Stored entries
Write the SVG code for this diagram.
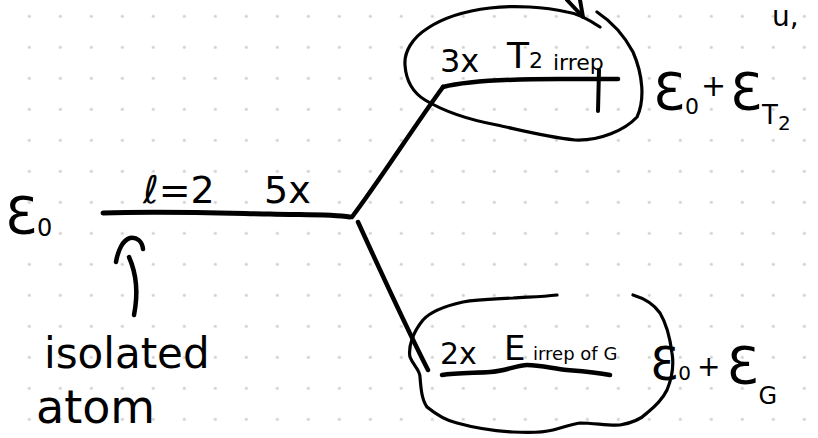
<svg xmlns="http://www.w3.org/2000/svg" width="818" height="438" viewBox="0 0 818 438">
<style>
.ink{fill:none;stroke:#000;stroke-linecap:round;stroke-linejoin:round}
.lvl{stroke-width:5}
.br{stroke-width:4.5}
.ring{stroke-width:3.2}
.t{font-family:"DejaVu Sans","Liberation Sans",sans-serif;fill:#000}
</style>
<defs>
<pattern id="grid" x="13.8" y="0.8" width="31" height="31" patternUnits="userSpaceOnUse">
<circle cx="15.5" cy="15.5" r="1.6" fill="#d2d2d2"/>
</pattern>
</defs>
<rect width="818" height="438" fill="#fff"/>
<rect width="818" height="438" fill="url(#grid)"/>

<g id="connectors">
<path class="ink br" d="M352 217 C380 180 415 125 443 87"/>
<path class="ink br" d="M358 222 C380 270 405 325 428 370"/>
<path class="ink br" d="M134 315 C138 295 137 275 129 257"/>
<path class="ink br" d="M116 262 C118 250 123 240 130 238 C137 237 142 241 143 249"/>
<path class="ink" stroke-width="4" d="M567 0 L583 17 M580 0 L583 17"/>
</g>

<g id="isolated-level">
<path class="ink lvl" d="M103 213 C160 211 220 213 270 214 C300 215 330 214 350 217"/>
<text class="t" x="5" y="234" font-size="52">Ɛ<tspan font-size="24" dy="2">0</tspan></text>
<text class="t" x="143" y="203" font-size="38">ℓ=2</text>
<text class="t" x="264" y="203" font-size="38">5x</text>
<text class="t" x="44" y="368" font-size="42">isolated</text>
<text class="t" x="36" y="423" font-size="46">atom</text>
</g>

<g id="t2-level">
<path class="ink ring" d="M600 27 C585 17 575 13 567 12 C545 7 515 5 490 8 C465 11 443 18 428 28 C412 38 404 52 405 65 C406 80 412 92 425 100 C445 112 470 120 497 125 C520 130 545 137 575 140 C600 141 625 130 637 117 C645 100 643 75 633 52 C624 35 612 22 597 12"/>
<path class="ink br" d="M443 87 C470 80 520 79 560 79 C585 79 605 79 618 79"/>
<path class="ink" stroke-width="4" d="M599 70 L598 111"/>
<text class="t" x="440" y="72" font-size="32">3x</text>
<text class="t" x="507" y="68" font-size="36">T<tspan font-size="22" dy="0">2</tspan></text>
<text class="t" x="553" y="70" font-size="22">irrep</text>
<text class="t" x="653" y="110" font-size="52">Ɛ<tspan font-size="22" dy="4">0</tspan><tspan font-size="30" dy="-18" dx="2">+</tspan><tspan dy="14" dx="4">Ɛ</tspan><tspan font-size="26" dy="14">T</tspan><tspan font-size="20" dy="6">2</tspan></text>
<text class="t" x="772" y="26" font-size="28">u,</text>
</g>

<g id="e-level">
<path class="ink ring" d="M557 295 C540 297 525 297 513 298 C495 299 478 299 463 302 C445 306 430 312 423 320 C413 332 408 347 410 357 C413 365 420 370 420 377 C421 390 422 400 427 407 C438 416 448 421 457 423 C475 428 495 431 513 432 C530 433 545 432 553 430 C565 427 572 424 580 423 C595 423 608 426 620 425 C632 423 642 418 647 413 C657 405 663 398 667 390 C672 378 674 365 672 353 C670 338 666 323 660 313 C653 303 643 298 633 295"/>
<path class="ink br" d="M442 375 C455 373 475 373 490 372 C505 371 518 365 527 365 C540 365 555 369 567 370 C580 371 595 372 610 375"/>
<text class="t" x="440" y="364" font-size="30">2x</text>
<text class="t" x="504" y="360" font-size="34">E</text>
<text class="t" x="533" y="360" font-size="18">irrep of G</text>
<text class="t" x="650" y="380" font-size="46">Ɛ<tspan font-size="20" dy="0">0</tspan><tspan font-size="28" dx="6" dy="-4">+</tspan><tspan font-size="52" dx="6" dy="8">Ɛ</tspan><tspan font-size="24" dy="20">G</tspan></text>
</g>
</svg>
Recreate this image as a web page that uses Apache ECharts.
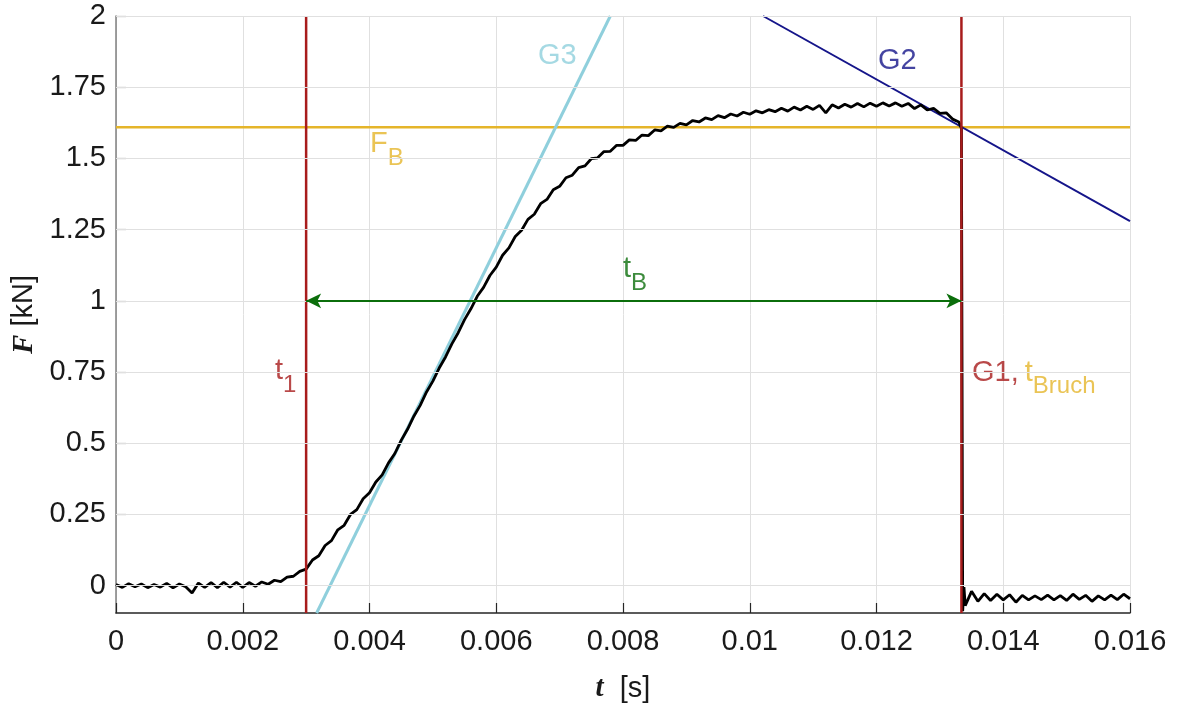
<!DOCTYPE html>
<html><head><meta charset="utf-8">
<script src="https://cdn.jsdelivr.net/npm/echarts@6/dist/echarts.min.js"></script>
<style>html,body{margin:0;padding:0;background:#fff}#c{width:1177px;height:706px}</style>
</head><body><div id="c"></div>
<script>
// ---- tick labels ----
const xTicks = [0, 0.002, 0.004, 0.006, 0.008, 0.01, 0.012, 0.014, 0.016];
const yTicks = [0, 0.25, 0.5, 0.75, 1, 1.25, 1.5, 1.75, 2];
const yMin = -0.096, yMax = 2;

// ---- measured force signal [t (s), F (kN)] ----
const signal = [
 [0,0.004],[0.0001,-0.006],[0.0002,0.007],[0.0003,-0.004],[0.0004,0.006],[0.0005,-0.007],[0.0006,0.004],
 [0.0007,-0.005],[0.0008,0.008],[0.0009,-0.008],[0.0010,0.006],[0.0011,-0.004],[0.0012,-0.026],[0.0013,0.009],
 [0.0014,-0.006],[0.0015,0.011],[0.0016,-0.007],[0.0017,0.012],[0.0018,-0.005],[0.0019,0.012],[0.0020,-0.006],
 [0.0021,0.011],[0.0022,-0.002],[0.0023,0.013],[0.0024,0.005],[0.0025,0.019],[0.0026,0.014],[0.0027,0.030],
 [0.0028,0.033],[0.0029,0.050],[0.0030,0.058],
 [0.0031,0.090],[0.0032,0.105],[0.0033,0.141],[0.0034,0.158],[0.0035,0.196],[0.0036,0.212],[0.0037,0.250],
 [0.0038,0.267],[0.0039,0.305],[0.0040,0.326],[0.0041,0.364],[0.0042,0.389],[0.0043,0.431],[0.0044,0.464],
 [0.0045,0.510],[0.0046,0.549],[0.0047,0.595],[0.0048,0.633],[0.0049,0.680],[0.0050,0.718],[0.0051,0.764],
 [0.0052,0.803],[0.0053,0.849],[0.0054,0.888],[0.0055,0.934],[0.0056,0.972],[0.0057,1.016],[0.0058,1.047],
 [0.0059,1.089],[0.0060,1.118],[0.0061,1.160],[0.0062,1.186],[0.0063,1.226],[0.0064,1.248],[0.0065,1.286],
 [0.0066,1.304],[0.0067,1.341],[0.0068,1.356],[0.0069,1.390],[0.0070,1.402],[0.0071,1.432],[0.0072,1.441],
 [0.0073,1.468],[0.0074,1.474],[0.0075,1.499],[0.0076,1.502],[0.0077,1.524],[0.0078,1.525],[0.0079,1.546],
 [0.0080,1.546],[0.0081,1.565],[0.0082,1.563],[0.0083,1.582],[0.0084,1.580],[0.0085,1.600],[0.0086,1.597],
 [0.0087,1.613],[0.0088,1.609],[0.0089,1.623],[0.0090,1.618],[0.0091,1.633],[0.0092,1.628],[0.0093,1.642],
 [0.0094,1.636],[0.0095,1.650],[0.0096,1.643],[0.0097,1.656],[0.0098,1.649],[0.0099,1.662],[0.0100,1.655],
 [0.0101,1.667],[0.0102,1.660],[0.0103,1.671],[0.0104,1.664],[0.0105,1.676],[0.0106,1.666],[0.0107,1.680],
 [0.0108,1.670],[0.0109,1.683],[0.0110,1.672],[0.0111,1.686],[0.0112,1.660],[0.0113,1.688],[0.0114,1.677],
 [0.0115,1.690],[0.0116,1.680],[0.0117,1.693],[0.0118,1.681],[0.0119,1.694],[0.0120,1.683],[0.0121,1.695],
 [0.0122,1.684],[0.0123,1.695],[0.0124,1.683],[0.0125,1.693],[0.0126,1.675],[0.0127,1.688],[0.0128,1.670],
 [0.0129,1.676],[0.0130,1.658],[0.0131,1.660],[0.0132,1.638],[0.0133,1.628],[0.01334,1.605],
 [0.01336,-0.090],[0.01338,-0.005],[0.0134,-0.070],[0.0135,-0.020],[0.0136,-0.055],[0.0137,-0.028],
 [0.0138,-0.052],[0.0139,-0.030],[0.0140,-0.050],[0.0141,-0.032],[0.0142,-0.058],[0.0143,-0.034],
 [0.0144,-0.050],[0.0145,-0.036],[0.0146,-0.049],[0.0147,-0.033],[0.0148,-0.050],[0.0149,-0.035],
 [0.0150,-0.052],[0.0151,-0.030],[0.0152,-0.048],[0.0153,-0.034],[0.0154,-0.055],[0.0155,-0.036],
 [0.0156,-0.050],[0.0157,-0.033],[0.0158,-0.049],[0.0159,-0.030],[0.0160,-0.046]
];

// ---- construction lines ----
const t1 = 0.003;          // start time
const tBruch = 0.01334;    // break time (G1)
const FB = 1.609;          // breaking force
const G3 = [[0.003166, -0.096], [0.0078, 2]];
const G2 = [[0.01021, 2], [0.016, 1.28]];
const arrowF = 1;

// ---- annotations: [t, F, rich text] ----
const annotations = [
  [0.006659, 1.859, '{c|G3}'],
  [0.012024, 1.841, '{n|G2}'],
  [0.004008, 1.550, '{y|F}{ys|B}'],
  [0.002509, 0.752, '{r|t}{rs|1}'],
  [0.008000, 1.110, '{g|t}{gs|B}'],
  [0.013507, 0.748, '{r|G1,}{yt|t}{ys|Bruch}']
];

const RED = '#a81c1c', YEL = '#e5b52a', CYA = '#8fcfdc', NAVY = '#15158a', GRN = '#0b6e0b';
const FONT = '"Liberation Sans", Arial, sans-serif';
const FS = 29, SFS = 24, SUBPAD = [28, 0, 0, 0];

function tok(color, size, pad) {
  const o = { color: color, fontSize: size, fontFamily: FONT, textBorderWidth: 0, textShadowBlur: 0 };
  if (pad) o.padding = pad;
  return o;
}

const chart = echarts.init(document.getElementById('c'));
chart.setOption({
  animation: false,
  backgroundColor: '#fff',
  grid: { left: 116, right: 47, top: 16, bottom: 93, containLabel: false, outerBoundsMode: 'none' },
  xAxis: {
    type: 'value', min: 0, max: 0.016, interval: 0.002,
    axisLine: { show: true, onZero: false, lineStyle: { color: '#262626', width: 1.5 } },
    axisTick: { show: true, inside: true, length: 10, lineStyle: { color: '#262626', width: 1.2 } },
    axisLabel: { fontSize: FS, color: '#1a1a1a', margin: 14, fontFamily: FONT, showMinLabel: true, showMaxLabel: true },
    splitLine: { show: true, lineStyle: { color: '#e0e0e0', width: 1 } },
    name: '{v|t}  [s]', nameLocation: 'middle', nameGap: 61,
    nameTextStyle: { fontSize: FS, color: '#1a1a1a', fontFamily: FONT,
      rich: { v: { fontFamily: '"Liberation Serif", "DejaVu Serif", serif', fontStyle: 'italic', fontWeight: 'bold', fontSize: FS, color: '#1a1a1a' } } }
  },
  yAxis: {
    type: 'value', min: yMin, max: yMax,
    axisLine: { show: true, onZero: false, lineStyle: { color: '#808080', width: 1.5 } },
    axisTick: { show: true, inside: true, length: 10, customValues: yTicks, lineStyle: { color: '#808080', width: 1.2 } },
    axisLabel: { fontSize: FS, color: '#1a1a1a', margin: 10, fontFamily: FONT, customValues: yTicks },
    splitLine: { show: false },
    name: '{v|F} [kN]', nameLocation: 'middle', nameGap: 76, nameRotate: 90,
    nameTextStyle: { fontSize: FS, color: '#1a1a1a', fontFamily: FONT,
      rich: { v: { fontFamily: '"Liberation Serif", "DejaVu Serif", serif', fontStyle: 'italic', fontWeight: 'bold', fontSize: FS, color: '#1a1a1a' } } }
  },
  series: [
    { // horizontal grid lines
      type: 'line', data: [], z: 0, silent: true,
      markLine: { silent: true, symbol: 'none', label: { show: false }, animation: false,
        lineStyle: { color: '#e0e0e0', width: 1, type: 'solid' },
        data: yTicks.map(v => ({ yAxis: v })) }
    },
    { // F_B
      type: 'line', data: [[0, FB], [0.016, FB]], showSymbol: false, silent: true,
      lineStyle: { color: YEL, width: 2.5 } },
    { type: 'line', data: G3, showSymbol: false, silent: true, lineStyle: { color: CYA, width: 3 } },
    { type: 'line', data: G2, showSymbol: false, silent: true, lineStyle: { color: NAVY, width: 2 } },
    { type: 'line', data: signal, showSymbol: false, silent: true, lineStyle: { color: '#000', width: 2.8 } },
    { type: 'line', data: [[t1, yMin], [t1, yMax]], showSymbol: false, silent: true, lineStyle: { color: RED, width: 2.5 } },
    { type: 'line', data: [[tBruch, yMin], [tBruch, yMax]], showSymbol: false, silent: true, lineStyle: { color: RED, width: 2.5 } },
    { // t_B arrow
      type: 'line', data: [], silent: true,
      markLine: { silent: true, symbol: ['arrow', 'arrow'], symbolSize: [11, 15], label: { show: false }, animation: false,
        lineStyle: { color: GRN, width: 2, type: 'solid' },
        data: [[{ coord: [t1, arrowF] }, { coord: [tBruch, arrowF] }]] }
    },
    { // text annotations
      type: 'scatter', symbolSize: 0, silent: true,
      itemStyle: { color: 'transparent' },
      data: annotations.map(a => ({ value: [a[0], a[1]], label: { formatter: a[2] } })),
      label: {
        show: true, position: 'right', distance: 0, align: 'left', verticalAlign: 'middle',
        fontFamily: FONT, fontSize: FS, textBorderWidth: 0,
        rich: {
          c: tok(CYA, FS), n: tok(NAVY, FS), y: tok(YEL, FS), ys: tok(YEL, SFS, SUBPAD),
          yt: tok(YEL, FS, [0, 0, 0, 6]), r: tok(RED, FS), rs: tok(RED, SFS, SUBPAD),
          g: tok(GRN, FS), gs: tok(GRN, SFS, SUBPAD)
        }
      }
    }
  ]
});
</script>
</body></html>
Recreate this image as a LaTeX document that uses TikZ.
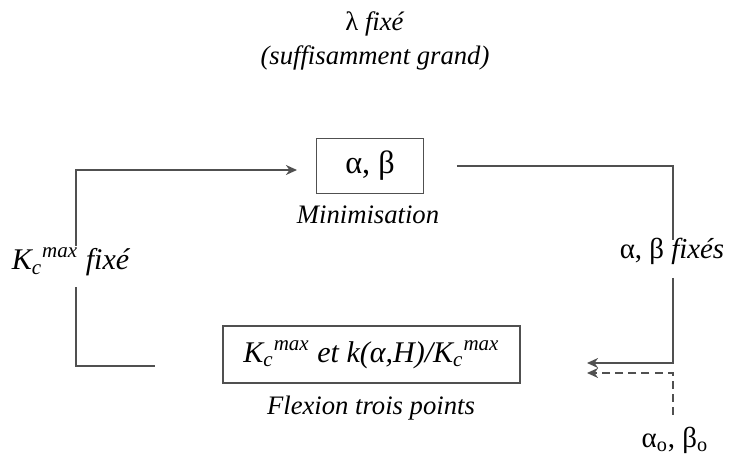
\documentclass[tikz,border=0pt]{standalone}
\usepackage{fontspec}
\setmainfont{Liberation Serif}
\usetikzlibrary{arrows.meta, positioning}
\definecolor{linegray}{RGB}{80,80,80}

\begin{document}
\begin{tikzpicture}[x=0.45pt, y=-0.45pt,
    flow/.style={draw=linegray, line width=0.6pt},
    tip/.style={-{Stealth[length=5pt,width=4.5pt]}},
    stagebox/.style={draw=linegray, line width=0.6pt, inner sep=0pt},
    caption/.style={font=\itshape\fontsize{12}{14}\selectfont},
    big/.style={font=\fontsize{13.5}{16}\selectfont},
    every node/.style={font=\fontsize{12}{14}\selectfont}]
    \useasboundingbox (0,0) rectangle (733,457);

    % Header
    \node (lam) at (375,24) {λ \textit{fixé}};
    \node[caption] (grand) at (375,58) {(suffisamment grand)};

    % Stages
    \node[stagebox, minimum width=48pt, minimum height=25pt,
        font=\fontsize{14.5}{17}\selectfont] (ab) at (370,166) {α, β};
    \node[caption] (mini) at (368,215) {Minimisation};
    \node[stagebox, big, minimum width=133.7pt, minimum height=25.6pt] (kc) at (371.5,354.5)
        {\textit{K\textsubscript{c}\textsuperscript{max} et k(α,H)/K\textsubscript{c}\textsuperscript{max}}};
    \node[caption] (flex) at (371,408) {Flexion trois points};

    % Side labels
    \node[big] (kfix) at (71,262) {\textit{K\textsubscript{c}\textsuperscript{max} fixé}};
    \node[font=\fontsize{13}{15}\selectfont] (abfix) at (672,251) {α, β \textit{fixés}};
    \node[font=\fontsize{13}{15}\selectfont] (ab0) at (675,440) {α\textsubscript{o}, β\textsubscript{o}};

    % Left loop
    \coordinate (kout) at (155,366);
    \coordinate (kgapB) at (76,287);
    \coordinate (kgapT) at (76,246);
    \coordinate (abin) at (297,170);
    \draw[flow] (kout) -| (kgapB);
    \draw[flow, tip] (kgapT) |- (abin);

    % Right loop
    \coordinate (about) at (457,166);
    \coordinate (fgapT) at (673,240);
    \coordinate (fgapB) at (673,278);
    \coordinate (kin) at (587,363);
    \coordinate (kinit) at (587,373);
    \coordinate (init) at (673,415);
    \draw[flow] (about) -| (fgapT);
    \draw[flow, tip] (fgapB) |- (kin);
    \draw[flow, dash pattern=on 3.6pt off 2.3pt, tip] (init) |- (kinit);
\end{tikzpicture}
\end{document}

**The problem**:
Nothing but the lines above, starting at the line that contains "Recreate this image as a web" and ending at the line that contains "const yMin = -0.096, yMax = 2;", should be given again, exactly and without the pictures.

**Task solution**:
Recreate this image as a web page that uses Apache ECharts.
<!DOCTYPE html>
<html><head><meta charset="utf-8">
<script src="https://cdn.jsdelivr.net/npm/echarts@6/dist/echarts.min.js"></script>
<style>html,body{margin:0;padding:0;background:#fff}#c{width:1177px;height:706px}</style>
</head><body><div id="c"></div>
<script>
// ---- tick labels ----
const xTicks = [0, 0.002, 0.004, 0.006, 0.008, 0.01, 0.012, 0.014, 0.016];
const yTicks = [0, 0.25, 0.5, 0.75, 1, 1.25, 1.5, 1.75, 2];
const yMin = -0.096, yMax = 2;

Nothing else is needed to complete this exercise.